■ **Aim**:
From the first line of the data down to and including the line with "const imposterName = 'Imposter", copy everything exactly, leaving out pictures.

■ **Information shown**:
※ ※ ※

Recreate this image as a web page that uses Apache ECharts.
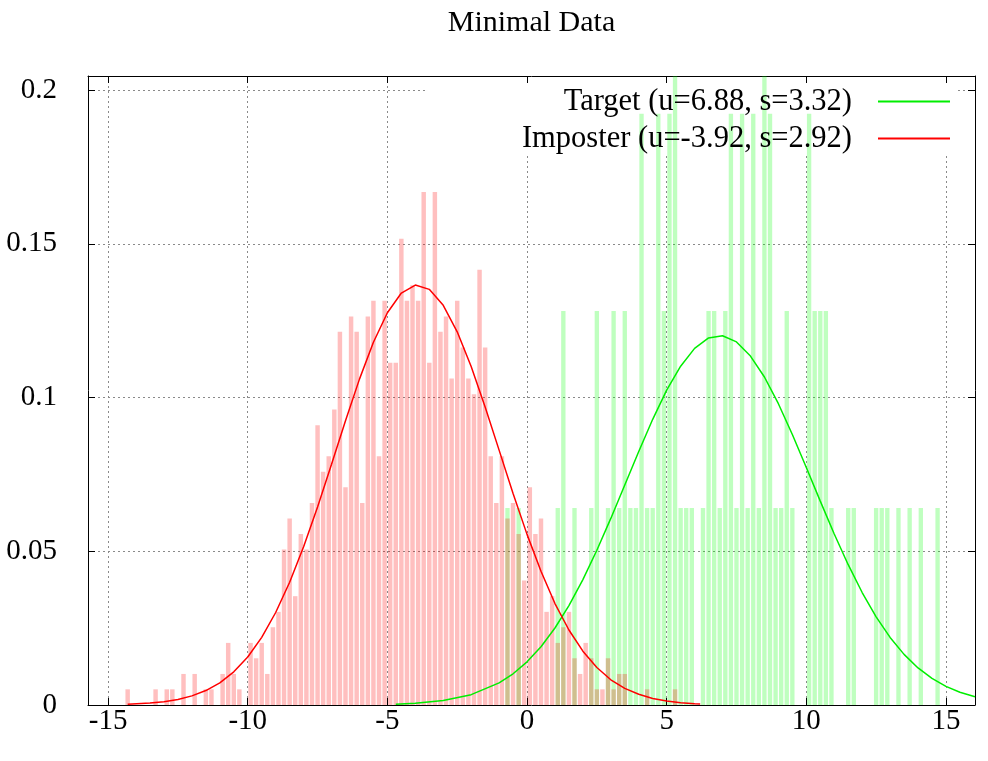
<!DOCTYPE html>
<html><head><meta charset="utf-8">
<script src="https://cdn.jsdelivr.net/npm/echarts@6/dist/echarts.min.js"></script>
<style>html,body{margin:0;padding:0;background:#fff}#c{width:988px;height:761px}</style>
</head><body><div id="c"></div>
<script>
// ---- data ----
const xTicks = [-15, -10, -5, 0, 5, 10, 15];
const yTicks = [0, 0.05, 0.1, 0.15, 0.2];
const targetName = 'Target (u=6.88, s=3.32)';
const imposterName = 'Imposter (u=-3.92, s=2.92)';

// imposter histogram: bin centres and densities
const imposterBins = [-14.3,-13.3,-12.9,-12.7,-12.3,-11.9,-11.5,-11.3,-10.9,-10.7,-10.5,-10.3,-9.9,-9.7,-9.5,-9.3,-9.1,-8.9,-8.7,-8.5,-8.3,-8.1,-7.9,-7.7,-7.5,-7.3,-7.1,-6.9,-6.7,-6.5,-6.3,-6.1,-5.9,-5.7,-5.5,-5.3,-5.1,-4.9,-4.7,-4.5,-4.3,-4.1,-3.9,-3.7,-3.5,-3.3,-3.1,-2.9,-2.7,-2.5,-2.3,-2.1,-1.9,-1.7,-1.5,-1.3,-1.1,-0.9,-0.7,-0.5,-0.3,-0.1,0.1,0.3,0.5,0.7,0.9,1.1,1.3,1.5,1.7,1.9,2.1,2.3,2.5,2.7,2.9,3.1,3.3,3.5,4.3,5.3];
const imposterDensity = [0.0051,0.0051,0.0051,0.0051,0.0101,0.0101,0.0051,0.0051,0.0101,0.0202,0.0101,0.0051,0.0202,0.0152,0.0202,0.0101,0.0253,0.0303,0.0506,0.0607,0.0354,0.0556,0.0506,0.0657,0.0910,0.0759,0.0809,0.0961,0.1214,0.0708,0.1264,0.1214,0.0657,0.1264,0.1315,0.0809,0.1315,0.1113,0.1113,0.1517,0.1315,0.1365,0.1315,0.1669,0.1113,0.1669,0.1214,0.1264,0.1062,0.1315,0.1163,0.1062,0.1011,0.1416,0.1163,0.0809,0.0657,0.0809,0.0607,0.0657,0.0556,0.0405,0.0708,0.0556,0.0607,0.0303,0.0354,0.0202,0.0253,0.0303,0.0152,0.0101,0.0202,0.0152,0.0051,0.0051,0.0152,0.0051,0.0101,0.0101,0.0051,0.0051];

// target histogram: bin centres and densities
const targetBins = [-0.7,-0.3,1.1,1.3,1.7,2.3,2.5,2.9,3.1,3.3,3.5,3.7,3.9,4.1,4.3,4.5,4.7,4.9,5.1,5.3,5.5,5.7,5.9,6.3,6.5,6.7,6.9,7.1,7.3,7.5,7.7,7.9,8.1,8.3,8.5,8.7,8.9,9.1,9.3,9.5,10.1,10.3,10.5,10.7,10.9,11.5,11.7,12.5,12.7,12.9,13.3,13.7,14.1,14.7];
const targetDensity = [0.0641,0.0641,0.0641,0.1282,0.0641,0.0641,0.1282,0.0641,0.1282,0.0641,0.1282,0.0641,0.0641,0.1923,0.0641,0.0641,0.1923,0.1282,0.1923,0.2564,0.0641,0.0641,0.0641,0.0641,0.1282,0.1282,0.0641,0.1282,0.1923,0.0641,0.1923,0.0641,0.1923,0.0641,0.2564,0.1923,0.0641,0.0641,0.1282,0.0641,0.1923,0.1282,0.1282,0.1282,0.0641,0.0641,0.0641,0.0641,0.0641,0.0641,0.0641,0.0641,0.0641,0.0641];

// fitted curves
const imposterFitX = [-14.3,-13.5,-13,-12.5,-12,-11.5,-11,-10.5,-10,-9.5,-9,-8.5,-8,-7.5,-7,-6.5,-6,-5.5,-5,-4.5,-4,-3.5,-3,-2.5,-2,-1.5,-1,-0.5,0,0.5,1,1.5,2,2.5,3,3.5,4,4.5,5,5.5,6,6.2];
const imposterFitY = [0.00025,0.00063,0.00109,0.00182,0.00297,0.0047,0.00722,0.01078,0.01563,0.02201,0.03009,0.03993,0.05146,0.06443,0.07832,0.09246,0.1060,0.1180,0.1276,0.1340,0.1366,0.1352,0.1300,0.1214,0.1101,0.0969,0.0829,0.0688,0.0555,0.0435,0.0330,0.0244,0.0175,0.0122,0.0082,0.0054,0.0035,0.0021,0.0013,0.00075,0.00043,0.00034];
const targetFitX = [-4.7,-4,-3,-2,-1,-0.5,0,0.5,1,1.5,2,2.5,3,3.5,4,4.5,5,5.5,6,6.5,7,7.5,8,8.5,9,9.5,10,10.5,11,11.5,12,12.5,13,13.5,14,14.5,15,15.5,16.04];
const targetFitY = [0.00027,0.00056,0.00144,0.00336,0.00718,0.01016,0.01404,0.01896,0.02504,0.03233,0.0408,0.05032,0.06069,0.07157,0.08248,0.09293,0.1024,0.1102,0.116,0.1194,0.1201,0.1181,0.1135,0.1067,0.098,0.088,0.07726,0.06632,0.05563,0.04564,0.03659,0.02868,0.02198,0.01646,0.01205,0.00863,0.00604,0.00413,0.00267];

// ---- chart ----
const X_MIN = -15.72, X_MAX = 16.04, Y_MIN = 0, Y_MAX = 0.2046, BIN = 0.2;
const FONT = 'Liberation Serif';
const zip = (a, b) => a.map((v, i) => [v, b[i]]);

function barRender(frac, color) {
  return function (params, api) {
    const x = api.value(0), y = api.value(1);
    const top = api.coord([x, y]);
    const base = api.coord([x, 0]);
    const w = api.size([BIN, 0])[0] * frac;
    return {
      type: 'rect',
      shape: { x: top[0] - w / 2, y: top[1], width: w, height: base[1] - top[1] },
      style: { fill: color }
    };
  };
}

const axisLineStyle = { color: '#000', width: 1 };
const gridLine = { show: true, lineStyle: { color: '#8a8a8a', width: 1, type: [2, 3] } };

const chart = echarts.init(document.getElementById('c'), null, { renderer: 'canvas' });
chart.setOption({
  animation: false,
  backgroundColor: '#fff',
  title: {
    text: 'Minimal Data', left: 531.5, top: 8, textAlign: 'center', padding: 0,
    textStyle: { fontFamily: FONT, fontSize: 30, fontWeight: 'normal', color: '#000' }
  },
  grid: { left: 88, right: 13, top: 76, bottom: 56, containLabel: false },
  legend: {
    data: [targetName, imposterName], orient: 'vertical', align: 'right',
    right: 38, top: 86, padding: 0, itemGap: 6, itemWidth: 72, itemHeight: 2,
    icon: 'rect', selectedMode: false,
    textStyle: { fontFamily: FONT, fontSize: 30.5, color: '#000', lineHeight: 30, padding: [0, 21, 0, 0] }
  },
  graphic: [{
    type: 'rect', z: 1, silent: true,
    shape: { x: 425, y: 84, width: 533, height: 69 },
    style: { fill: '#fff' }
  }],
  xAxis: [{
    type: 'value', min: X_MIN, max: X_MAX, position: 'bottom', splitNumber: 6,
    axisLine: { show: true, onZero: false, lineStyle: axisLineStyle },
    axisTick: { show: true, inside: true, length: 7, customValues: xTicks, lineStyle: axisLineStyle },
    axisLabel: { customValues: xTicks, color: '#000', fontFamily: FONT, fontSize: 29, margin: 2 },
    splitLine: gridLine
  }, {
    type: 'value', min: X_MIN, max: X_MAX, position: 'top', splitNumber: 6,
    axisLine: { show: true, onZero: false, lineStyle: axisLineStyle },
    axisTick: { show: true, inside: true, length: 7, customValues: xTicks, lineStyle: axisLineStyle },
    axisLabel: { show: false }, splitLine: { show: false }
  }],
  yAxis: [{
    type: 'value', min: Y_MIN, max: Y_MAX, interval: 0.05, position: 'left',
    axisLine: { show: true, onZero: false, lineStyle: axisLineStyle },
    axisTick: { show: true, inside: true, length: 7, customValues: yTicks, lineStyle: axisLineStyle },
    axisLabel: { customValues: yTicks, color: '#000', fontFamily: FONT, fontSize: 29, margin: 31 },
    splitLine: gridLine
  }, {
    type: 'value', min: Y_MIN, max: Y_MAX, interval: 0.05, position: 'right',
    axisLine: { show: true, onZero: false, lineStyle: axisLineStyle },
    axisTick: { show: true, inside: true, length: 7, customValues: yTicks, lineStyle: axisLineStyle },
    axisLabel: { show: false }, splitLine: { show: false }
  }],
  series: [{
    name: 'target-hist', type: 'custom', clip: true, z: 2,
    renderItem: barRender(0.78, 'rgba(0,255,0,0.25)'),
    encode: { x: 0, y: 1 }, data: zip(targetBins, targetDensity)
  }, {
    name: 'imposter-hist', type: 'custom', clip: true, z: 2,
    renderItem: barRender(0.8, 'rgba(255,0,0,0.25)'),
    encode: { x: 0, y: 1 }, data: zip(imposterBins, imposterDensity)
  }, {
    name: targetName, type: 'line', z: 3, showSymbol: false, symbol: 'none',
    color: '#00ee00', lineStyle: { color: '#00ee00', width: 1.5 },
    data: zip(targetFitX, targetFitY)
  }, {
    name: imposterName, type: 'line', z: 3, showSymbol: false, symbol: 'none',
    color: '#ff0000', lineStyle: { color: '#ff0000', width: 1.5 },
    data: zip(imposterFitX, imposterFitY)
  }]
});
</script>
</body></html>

※ ※ ※

■ **The solution**:
Recreate this image as a web page that uses Apache ECharts.
<!DOCTYPE html>
<html><head><meta charset="utf-8">
<script src="https://cdn.jsdelivr.net/npm/echarts@6/dist/echarts.min.js"></script>
<style>html,body{margin:0;padding:0;background:#fff}#c{width:988px;height:761px}</style>
</head><body><div id="c"></div>
<script>
// ---- data ----
const xTicks = [-15, -10, -5, 0, 5, 10, 15];
const yTicks = [0, 0.05, 0.1, 0.15, 0.2];
const targetName = 'Target (u=6.88, s=3.32)';
const imposterName = 'Imposter (u=-3.92, s=2.92)';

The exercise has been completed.